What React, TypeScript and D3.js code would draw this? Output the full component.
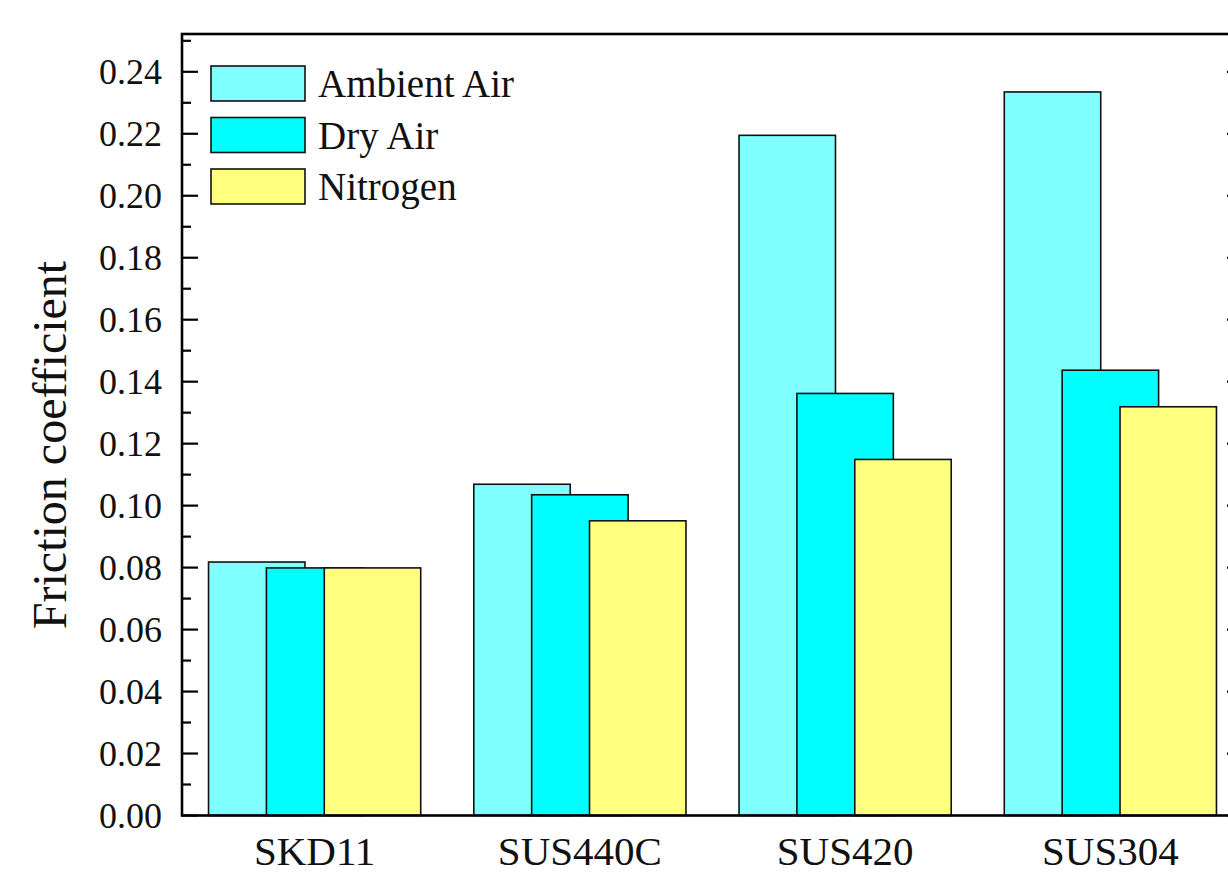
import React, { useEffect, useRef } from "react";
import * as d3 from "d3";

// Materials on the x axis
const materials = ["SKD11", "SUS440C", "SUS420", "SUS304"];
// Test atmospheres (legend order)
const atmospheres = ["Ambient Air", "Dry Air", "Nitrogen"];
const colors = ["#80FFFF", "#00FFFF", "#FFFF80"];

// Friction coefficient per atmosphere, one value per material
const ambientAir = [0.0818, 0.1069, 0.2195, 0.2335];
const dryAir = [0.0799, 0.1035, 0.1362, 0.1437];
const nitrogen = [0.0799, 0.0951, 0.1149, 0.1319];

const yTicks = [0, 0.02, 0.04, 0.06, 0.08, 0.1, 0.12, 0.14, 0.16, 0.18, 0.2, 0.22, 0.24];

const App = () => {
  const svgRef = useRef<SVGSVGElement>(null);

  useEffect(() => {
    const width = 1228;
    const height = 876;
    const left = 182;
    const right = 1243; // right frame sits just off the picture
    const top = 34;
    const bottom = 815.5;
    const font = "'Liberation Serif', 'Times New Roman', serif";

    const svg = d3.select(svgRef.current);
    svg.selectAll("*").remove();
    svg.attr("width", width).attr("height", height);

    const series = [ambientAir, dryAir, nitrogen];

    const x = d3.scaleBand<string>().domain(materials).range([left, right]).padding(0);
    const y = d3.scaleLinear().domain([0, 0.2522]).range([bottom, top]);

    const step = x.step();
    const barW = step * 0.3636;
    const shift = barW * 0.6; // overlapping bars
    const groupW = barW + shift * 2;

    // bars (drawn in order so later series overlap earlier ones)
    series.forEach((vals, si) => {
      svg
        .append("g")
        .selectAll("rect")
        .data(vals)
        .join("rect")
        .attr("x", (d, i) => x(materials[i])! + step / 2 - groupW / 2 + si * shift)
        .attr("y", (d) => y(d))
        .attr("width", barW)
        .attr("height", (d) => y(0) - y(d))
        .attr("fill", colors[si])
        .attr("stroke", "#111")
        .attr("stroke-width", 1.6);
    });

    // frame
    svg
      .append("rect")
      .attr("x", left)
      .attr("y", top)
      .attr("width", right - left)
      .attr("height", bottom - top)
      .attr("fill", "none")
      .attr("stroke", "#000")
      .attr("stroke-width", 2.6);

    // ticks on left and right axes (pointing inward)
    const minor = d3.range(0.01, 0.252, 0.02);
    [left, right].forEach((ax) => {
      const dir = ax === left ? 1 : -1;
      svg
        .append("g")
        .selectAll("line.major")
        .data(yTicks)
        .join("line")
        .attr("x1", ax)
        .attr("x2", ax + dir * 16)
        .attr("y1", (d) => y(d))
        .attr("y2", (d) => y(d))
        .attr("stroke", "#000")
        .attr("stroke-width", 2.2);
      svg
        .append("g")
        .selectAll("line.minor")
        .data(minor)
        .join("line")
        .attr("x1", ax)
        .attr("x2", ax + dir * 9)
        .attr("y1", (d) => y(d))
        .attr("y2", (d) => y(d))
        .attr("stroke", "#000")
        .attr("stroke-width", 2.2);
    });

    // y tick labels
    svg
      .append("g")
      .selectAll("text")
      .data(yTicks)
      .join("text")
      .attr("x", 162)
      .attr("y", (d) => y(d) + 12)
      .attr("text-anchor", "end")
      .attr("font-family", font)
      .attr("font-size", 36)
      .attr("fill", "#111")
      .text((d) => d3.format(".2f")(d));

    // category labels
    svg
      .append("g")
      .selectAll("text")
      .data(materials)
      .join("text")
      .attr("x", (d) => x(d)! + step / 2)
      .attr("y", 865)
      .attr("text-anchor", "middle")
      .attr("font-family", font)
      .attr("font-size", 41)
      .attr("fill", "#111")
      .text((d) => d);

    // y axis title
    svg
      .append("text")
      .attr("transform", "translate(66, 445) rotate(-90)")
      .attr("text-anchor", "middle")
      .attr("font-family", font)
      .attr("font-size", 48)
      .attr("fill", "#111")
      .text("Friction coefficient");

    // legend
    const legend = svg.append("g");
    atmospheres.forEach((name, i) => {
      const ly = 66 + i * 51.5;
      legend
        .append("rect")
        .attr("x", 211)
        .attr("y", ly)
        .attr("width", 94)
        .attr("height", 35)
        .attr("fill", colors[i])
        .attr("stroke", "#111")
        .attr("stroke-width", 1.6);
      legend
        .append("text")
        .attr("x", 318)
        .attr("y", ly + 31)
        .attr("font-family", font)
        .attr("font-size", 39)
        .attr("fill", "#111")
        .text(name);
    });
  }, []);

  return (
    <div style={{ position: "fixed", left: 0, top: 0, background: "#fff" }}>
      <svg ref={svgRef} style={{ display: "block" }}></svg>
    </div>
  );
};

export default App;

---+---

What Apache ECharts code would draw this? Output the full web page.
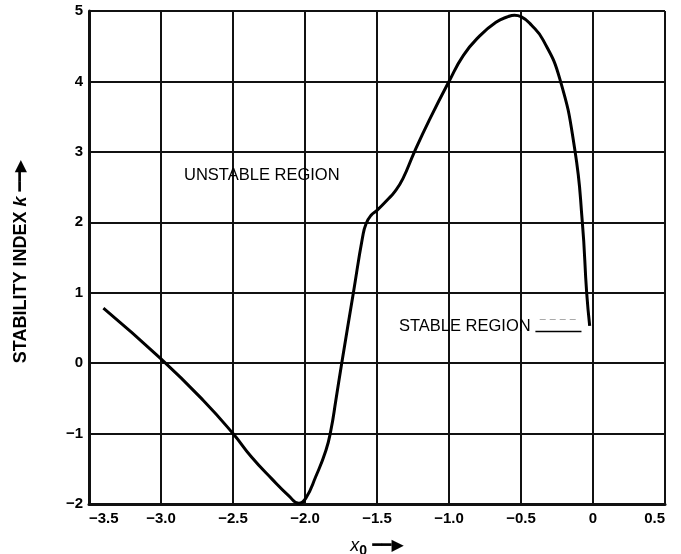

---+---

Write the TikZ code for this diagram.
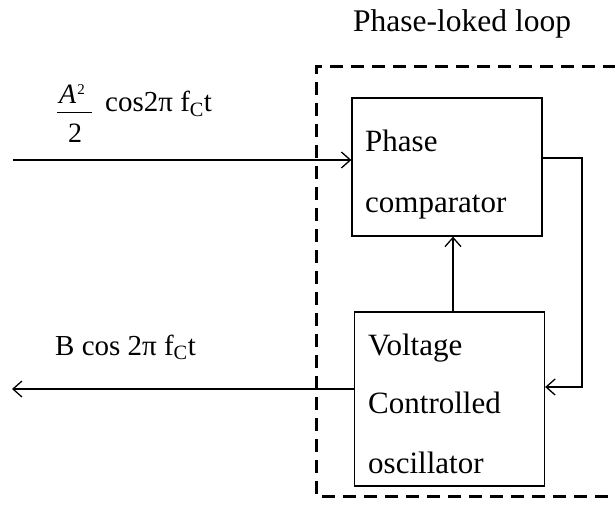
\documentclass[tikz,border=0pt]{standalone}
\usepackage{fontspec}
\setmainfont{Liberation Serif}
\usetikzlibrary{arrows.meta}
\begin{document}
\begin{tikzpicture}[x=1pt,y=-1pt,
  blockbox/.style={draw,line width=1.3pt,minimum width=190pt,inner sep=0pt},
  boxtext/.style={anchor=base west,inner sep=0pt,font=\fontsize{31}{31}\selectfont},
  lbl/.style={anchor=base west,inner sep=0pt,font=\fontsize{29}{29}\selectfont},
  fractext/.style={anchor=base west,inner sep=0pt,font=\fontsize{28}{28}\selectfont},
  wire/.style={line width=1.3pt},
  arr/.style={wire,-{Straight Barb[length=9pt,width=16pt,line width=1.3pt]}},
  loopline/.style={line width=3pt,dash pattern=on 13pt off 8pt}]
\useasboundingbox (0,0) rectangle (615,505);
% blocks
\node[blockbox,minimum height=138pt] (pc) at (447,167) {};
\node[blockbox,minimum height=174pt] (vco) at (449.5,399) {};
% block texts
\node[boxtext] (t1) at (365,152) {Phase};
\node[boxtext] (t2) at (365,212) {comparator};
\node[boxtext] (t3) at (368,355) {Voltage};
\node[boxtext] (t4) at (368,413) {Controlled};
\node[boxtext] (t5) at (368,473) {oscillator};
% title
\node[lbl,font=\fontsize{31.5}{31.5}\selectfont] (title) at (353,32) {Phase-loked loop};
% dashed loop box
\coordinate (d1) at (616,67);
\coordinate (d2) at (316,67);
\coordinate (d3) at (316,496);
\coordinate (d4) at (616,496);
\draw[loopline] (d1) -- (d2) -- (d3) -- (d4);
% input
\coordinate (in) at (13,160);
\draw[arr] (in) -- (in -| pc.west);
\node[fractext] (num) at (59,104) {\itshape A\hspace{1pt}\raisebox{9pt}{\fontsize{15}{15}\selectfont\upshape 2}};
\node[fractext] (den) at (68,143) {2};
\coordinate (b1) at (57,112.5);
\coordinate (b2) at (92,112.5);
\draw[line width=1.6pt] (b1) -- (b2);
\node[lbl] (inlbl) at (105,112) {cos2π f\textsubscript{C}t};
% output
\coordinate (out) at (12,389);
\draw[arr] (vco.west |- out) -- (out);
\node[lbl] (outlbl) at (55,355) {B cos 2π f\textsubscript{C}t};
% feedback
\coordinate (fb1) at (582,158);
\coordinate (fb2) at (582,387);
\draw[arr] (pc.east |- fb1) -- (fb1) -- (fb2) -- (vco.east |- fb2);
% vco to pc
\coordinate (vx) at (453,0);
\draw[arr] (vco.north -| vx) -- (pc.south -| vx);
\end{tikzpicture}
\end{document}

---+---

◆ **Task objective**:
Above are some records; extract exactly the lines from the one containing "What React, TypeScript" through the one containing "Serif', 'Times New" and drop the pictures.

◆ **Completed exercise**:
What React, TypeScript and D3.js code would draw this? Output the full component.
import React, { useEffect, useRef } from "react";
import * as d3 from "d3";

// Materials on the x axis
const materials = ["SKD11", "SUS440C", "SUS420", "SUS304"];
// Test atmospheres (legend order)
const atmospheres = ["Ambient Air", "Dry Air", "Nitrogen"];
const colors = ["#80FFFF", "#00FFFF", "#FFFF80"];

// Friction coefficient per atmosphere, one value per material
const ambientAir = [0.0818, 0.1069, 0.2195, 0.2335];
const dryAir = [0.0799, 0.1035, 0.1362, 0.1437];
const nitrogen = [0.0799, 0.0951, 0.1149, 0.1319];

const yTicks = [0, 0.02, 0.04, 0.06, 0.08, 0.1, 0.12, 0.14, 0.16, 0.18, 0.2, 0.22, 0.24];

const App = () => {
  const svgRef = useRef<SVGSVGElement>(null);

  useEffect(() => {
    const width = 1228;
    const height = 876;
    const left = 182;
    const right = 1243; // right frame sits just off the picture
    const top = 34;
    const bottom = 815.5;
    const font = "'Liberation Serif', 'Times New Roman', serif";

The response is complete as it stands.